Таким образом, все вроде бы получилось хорошо. Та давняя повесть была для меня как прорыв какой-то, как глубокий вздох. Освобождение. А то ведь я так измучился с "Битанго", что казалось: больше никогда ничего путного не сумею написать. Но само слово "Битанго", змей с таким именем, промелькнули только по краешку этой повести. Как эхо прежней мечты. Я — человек суеверный — не старался вплетать его в ткань книги насильно. И название повести выбрал другое — "Та сторона, где ветер". Его подсказала музыкальная фраза из Пятой симфонии Чайковского. Эта музыка очень помогала мне писать.

…А старый рассказ «Битанго» я разыскал в своем архиве недавно. Рукописный вариант. Строчки, написанные синими чернилами, пером школьной ручки-вставочки. Перечитал с тем чувством, с каким человек разглядывает себя на юношеской фотографии.

Ну что же, был рассказ не хуже других. Не спрячь я его, пошел бы он в одну книжку, в другую. И печатался бы, наверно, до недавних дней, когда всем стало ясно, что молодость революционной Кубы давно прошла, а хорошая взрослость не наступила…

Нет, все же правильно, что спрятал. Кое-что из «Битанго» вошло в повесть, а в целом рассказа не жаль. Подумаешь! Мало, что ли, пустил я в печь других рассказов! И вещей покрупнее. Это лишь критики считают, что "автор очень плодовит и пишет одну повесть за другой".

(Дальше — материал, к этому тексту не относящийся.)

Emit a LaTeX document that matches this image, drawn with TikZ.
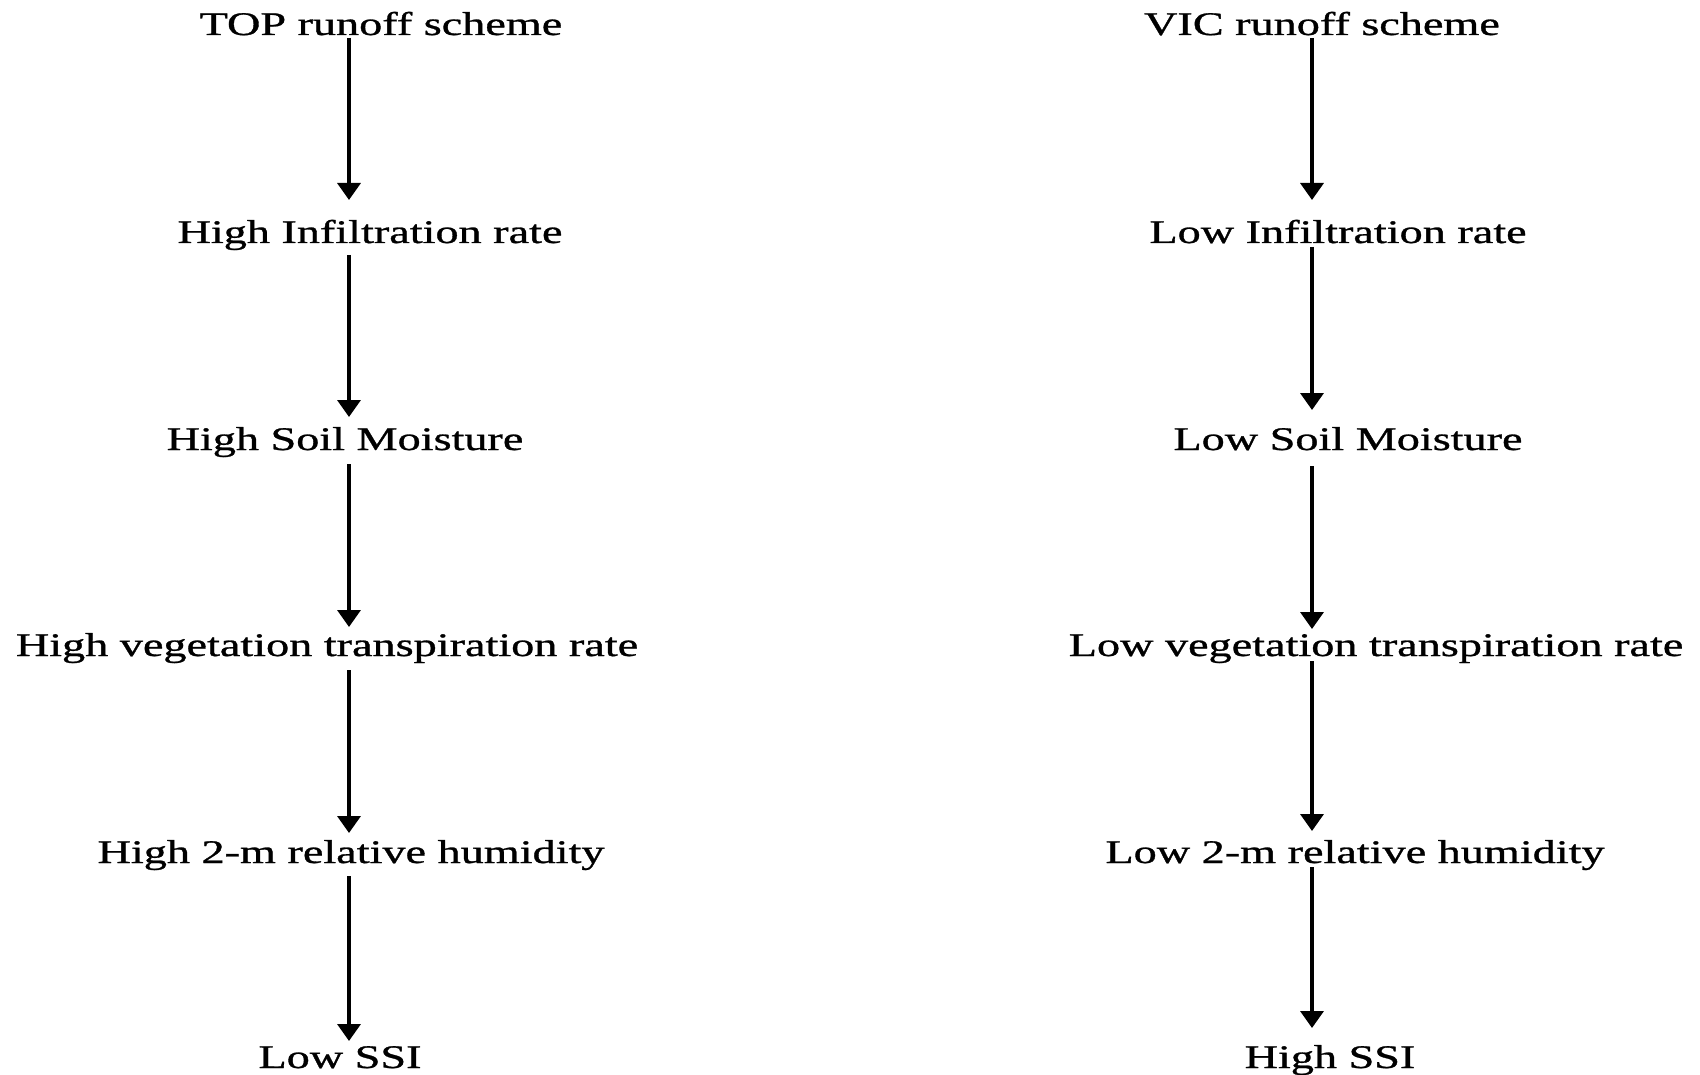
\documentclass[tikz,border=0pt]{standalone}
\usepackage{fontspec}
\setmainfont{Liberation Serif}[FakeBold=0.8]
\usetikzlibrary{arrows.meta,calc}
\newcommand\xwide[1]{\scalebox{1.4}[1]{#1}}
\begin{document}
\begin{tikzpicture}[x=1pt,y=-1pt,
  lbl/.style={anchor=base,inner sep=0pt,font=\fontsize{33}{40}\selectfont},
  arr/.style={line width=3.5pt,-{Triangle[width=23pt,length=17pt]}}]
\useasboundingbox (0,0) rectangle (1700,1075);
\coordinate (L) at (349,0);
\coordinate (R) at (1312,0);
% left column
\node[lbl] (l1) at (381,35)   {\xwide{TOP runoff scheme}};
\node[lbl] (l2) at (370,243)  {\xwide{High Infiltration rate}};
\node[lbl] (l3) at (345,450)  {\xwide{High Soil Moisture}};
\node[lbl] (l4) at (327,656)  {\xwide{High vegetation transpiration rate}};
\node[lbl] (l5) at (351,863)  {\xwide{High 2-m relative humidity}};
\node[lbl] (l6) at (340,1068) {\xwide{Low SSI}};
% right column
\node[lbl] (r1) at (1322,35)   {\xwide{VIC runoff scheme}};
\node[lbl] (r2) at (1338,243)  {\xwide{Low Infiltration rate}};
\node[lbl] (r3) at (1348,450)  {\xwide{Low Soil Moisture}};
\node[lbl] (r4) at (1376,656)  {\xwide{Low vegetation transpiration rate}};
\node[lbl] (r5) at (1355,863)  {\xwide{Low 2-m relative humidity}};
\node[lbl] (r6) at (1330,1068) {\xwide{High SSI}};
% left arrows
\draw[arr] ($(l1.base -| L)+(0,3)$)  -- ($(l2.base -| L)+(0,-43)$);
\draw[arr] ($(l2.base -| L)+(0,12)$) -- ($(l3.base -| L)+(0,-33)$);
\draw[arr] ($(l3.base -| L)+(0,14)$) -- ($(l4.base -| L)+(0,-29)$);
\draw[arr] ($(l4.base -| L)+(0,14)$) -- ($(l5.base -| L)+(0,-30)$);
\draw[arr] ($(l5.base -| L)+(0,13)$) -- ($(l6.base -| L)+(0,-27)$);
% right arrows
\draw[arr] ($(r1.base -| R)+(0,3)$)  -- ($(r2.base -| R)+(0,-43)$);
\draw[arr] ($(r2.base -| R)+(0,4)$)  -- ($(r3.base -| R)+(0,-40)$);
\draw[arr] ($(r3.base -| R)+(0,16)$) -- ($(r4.base -| R)+(0,-27)$);
\draw[arr] ($(r4.base -| R)+(0,5)$)  -- ($(r5.base -| R)+(0,-32)$);
\draw[arr] ($(r5.base -| R)+(0,4)$)  -- ($(r6.base -| R)+(0,-40)$);
\end{tikzpicture}
\end{document}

Они не ведают, сколько исписанных страниц и рвется в клочья. И пишешь — будто продираешься сквозь колючки. Как в детстве, когда мячик улетел на середину заросшего пустыря, а ты лезешь сквозь выросший выше головы, пыльный и жесткий репейник, а он рвет рубашку и сыплет за шиворот всякий сор, а ты еще и не знаешь: найдешь ли в конце концов злополучный мяч…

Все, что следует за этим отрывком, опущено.